Mobile-home owners will get a chance to find out how they are affected by the county’s revised mobile-home rent-control ordinance at a know-your-rights forum on Thursday, November 30 at Centro del Popular, 18346 Sonoma Highway in Boyes Hot Springs.
Conducted in English and Spanish, the rights training will be presented from 6-8pm by California Rural Legal Assistance (CRLA) and the Golden State Mobile-Home Owners League (GSMOL). Other sponsors include the Sonoma County Mobile-home Owners Association (SCMOA), Sonoma Valley Housing Group (SVHG), and Centro del Poder Popular itself.

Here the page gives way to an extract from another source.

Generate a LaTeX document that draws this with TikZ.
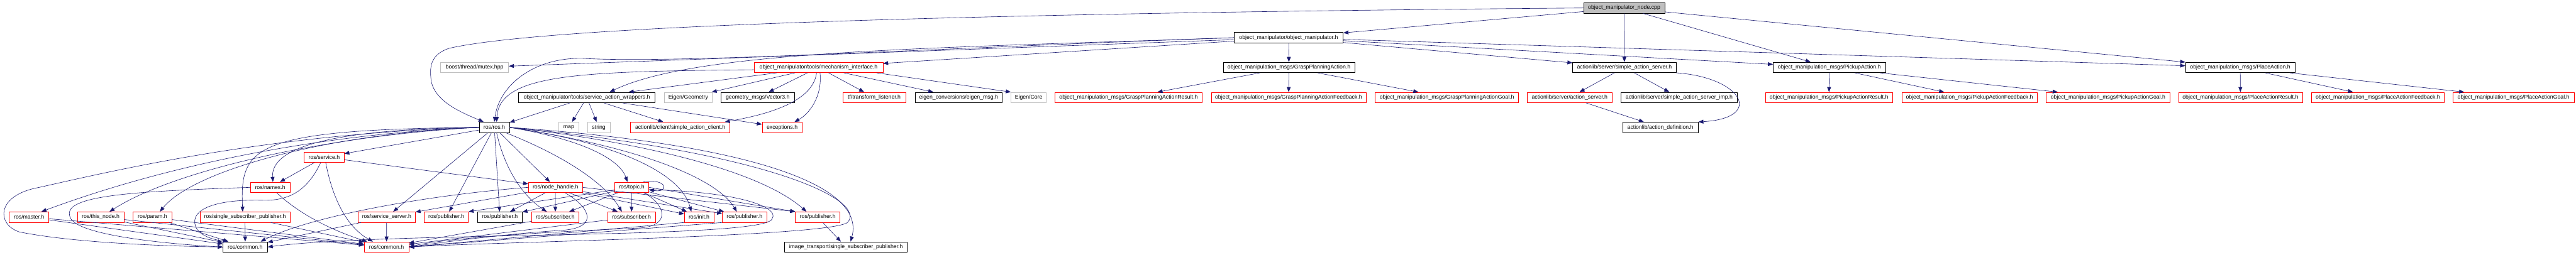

“Too often people who own mobile-homes in the Springs stay silent because they don’t know what their rights are, and they can be taken advantage of,” said Mario Castillo, chair of SVHG. “We hope they will come to the forum and carry the information back to their neighbors.”
Strongly encouraged by local chapters of mobile-home owners groups and by Legal Aid of Sonoma County, the Board of Supervisors voted October 23 to limit annual rent hikes in mobile-home parks (MHPs) to 70% of the Consumer Price Index or 4% of the existing rent, whichever is less. Previously rents had been capped at 6%.
There are four parks in the Springs area: Rancho Vista, Meadowbrook Mobile Estates (pictured), Lazzarotto’s MHP, Brookside Mobile Manor, and Acacia Grove MHP.
The County’s action brought MHP rent increases in the unincorporated county into line with those in Petaluma, Santa Rosa, Sebastopol, and Windsor. The county had not updated its ordinance since 1992.
With more than 2,250 units, the 68 mobile-home parks in the unincorporated areas account for 40% of Sonoma County’s parks,
“It is often said that mobile homes are the last naturally existing affordable housing within Sonoma County,” the coalition supporting the downward revision wrote the supervisors. “It is also well understood that many residents are low- to extremely low-income households facing additional factors that increase their housing vulnerability.” Those factors include being senior, disabled, or Spanish-speaking.
“With back-to-back years of the highest rent increases in decades, the damage to seniors and working families living within the margins may be lasting,” stated the coalition’s letter. Among its signers were SVHG chair Castillo and Seven Flags resident Mark Abel.
“People in Seven Flags are represented by GSMOL, and generally they know what their rights are” says Abel. “But mobile-home folks in the Springs don’t know where to turn if they have questions or concerns.”
Besides lowering the rent cap, the board of supervisors also capped rent increases at 5% when a unit is sold, and supervisors directed staff to research a county registry of mobile-home spaces. Without such a registry, the county and others have had a hard time collecting data and reaching out to mobile-home owners.